» What to do
What number of lines hold the word "matplotlib"? State that number and nothing besides.

» Dataset extract

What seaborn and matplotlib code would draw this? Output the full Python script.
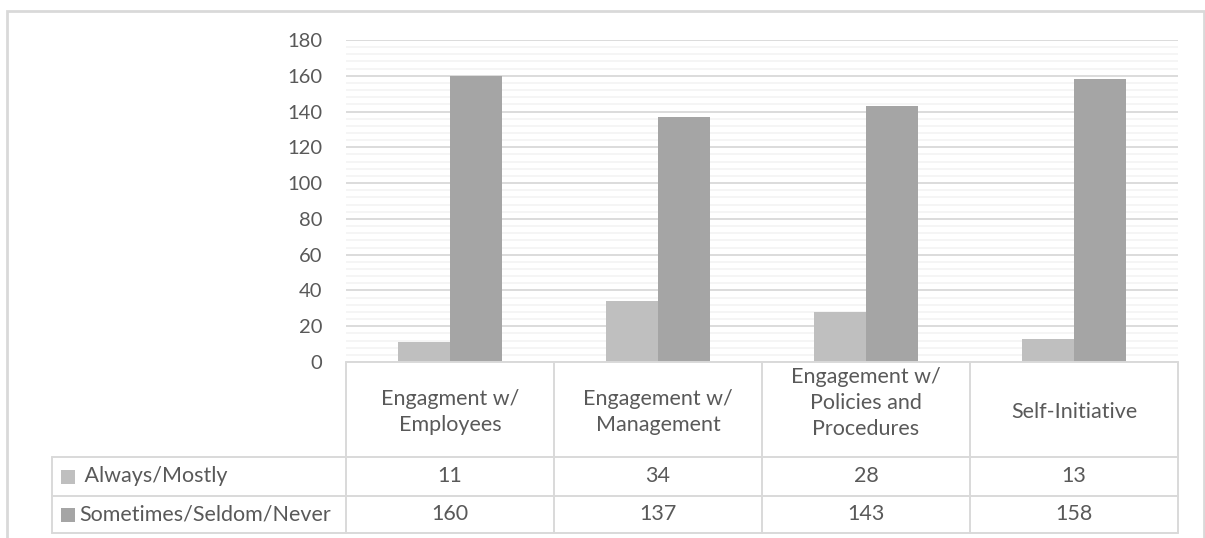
import matplotlib
matplotlib.use("Agg")
import matplotlib.pyplot as plt
from matplotlib.patches import Rectangle
from matplotlib.lines import Line2D
from matplotlib.ticker import MultipleLocator
import seaborn as sns
import pandas as pd

categories = ["Engagment w/\nEmployees", "Engagement w/\nManagement",
              "Engagement w/\nPolicies and\nProcedures", "Self-Initiative"]
series_names = ["Always/Mostly", "Sometimes/Seldom/Never"]
always_mostly = [11, 34, 28, 13]
sometimes_never = [160, 137, 143, 158]
y_ticks = [0, 20, 40, 60, 80, 100, 120, 140, 160, 180]

colors = ["#BFBFBF", "#A5A5A5"]
text_color = "#595959"
grid_major = "#D9D9D9"
grid_minor = "#F2F2F2"

sns.set_theme(style="white")
plt.rcParams["font.family"] = ["Lato", "DejaVu Sans"]

W, H = 1205, 538
fig = plt.figure(figsize=(W / 100, H / 100), dpi=100)

def fx(x):
    return x / W

def fy(y):
    return 1 - y / H

# plot area (pixels)
px0, px1 = 346, 1178
py_top, py_bot = 40, 362
ax = fig.add_axes([fx(px0), fy(py_bot), fx(px1) - fx(px0), fy(py_top) - fy(py_bot)])

df = pd.DataFrame({
    "category": categories * 2,
    "series": [series_names[0]] * 4 + [series_names[1]] * 4,
    "value": always_mostly + sometimes_never,
})
sns.barplot(data=df, x="category", y="value", hue="series", order=categories,
            hue_order=series_names, palette=colors, width=0.5, linewidth=0,
            saturation=1, ax=ax, legend=False, zorder=3)

fs_tick = 14.5
fs = 15.5

ax.set_xlim(-0.5, len(categories) - 0.5)
ax.set_ylim(y_ticks[0], y_ticks[-1])
ax.set_yticks(y_ticks)
ax.set_yticklabels([str(t) for t in y_ticks], fontsize=fs_tick, color=text_color)
ax.yaxis.set_minor_locator(MultipleLocator(4))
ax.grid(which="major", axis="y", color=grid_major, linewidth=1.3, zorder=0)
ax.grid(which="minor", axis="y", color=grid_minor, linewidth=1.1, zorder=0)
ax.tick_params(axis="y", which="both", length=0, pad=17)
ax.set_xticks([])
ax.set_xlabel("")
ax.set_ylabel("")
for s in ax.spines.values():
    s.set_visible(False)
ax.set_axisbelow(True)

# outer chart border
fig.add_artist(Rectangle((fx(7), fy(560)), fx(1204) - fx(7), fy(11) - fy(560),
                         transform=fig.transFigure, fill=False,
                         edgecolor="#D9D9D9", linewidth=2, clip_on=False))

# data table
col_x = [346, 554, 762, 970, 1178]
lab_x0 = 52
row_y = [362, 457, 496, 533]
lc = "#D9D9D9"
lw = 1.4

def hline(x0, x1, y):
    fig.add_artist(Line2D([fx(x0), fx(x1)], [fy(y), fy(y)], transform=fig.transFigure,
                          color=lc, linewidth=lw))

def vline(x, y0, y1):
    fig.add_artist(Line2D([fx(x), fx(x)], [fy(y0), fy(y1)], transform=fig.transFigure,
                          color=lc, linewidth=lw))

hline(col_x[0], col_x[-1], row_y[0])
for y in row_y[1:]:
    hline(lab_x0, col_x[-1], y)
vline(lab_x0, row_y[1], row_y[-1])
for x in col_x:
    vline(x, row_y[0], row_y[-1])

for i, cat in enumerate(categories):
    cx = (col_x[i] + col_x[i + 1]) / 2
    nlines = cat.count("\n") + 1
    cy = 412 - 9 * max(0, nlines - 2)
    fig.text(fx(cx), fy(cy), cat, ha="center", va="center",
             fontsize=fs, color=text_color, linespacing=1.4)
    fig.text(fx(cx), fy((row_y[1] + row_y[2]) / 2), str(always_mostly[i]), ha="center",
             va="center", fontsize=fs, color=text_color)
    fig.text(fx(cx), fy((row_y[2] + row_y[3]) / 2), str(sometimes_never[i]), ha="center",
             va="center", fontsize=fs, color=text_color)

label_texts = [" " + series_names[0], series_names[1]]
sq = 14
for r in range(2):
    cy = (row_y[r + 1] + row_y[r + 2]) / 2
    fig.add_artist(Rectangle((fx(61), fy(cy + sq / 2)), fx(sq), sq / H,
                             transform=fig.transFigure, facecolor=colors[r],
                             edgecolor="none"))
    fig.text(fx(79), fy(cy), label_texts[r], ha="left", va="center", fontsize=fs,
             color=text_color)

fig.savefig("out.png", dpi=100)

» In response
7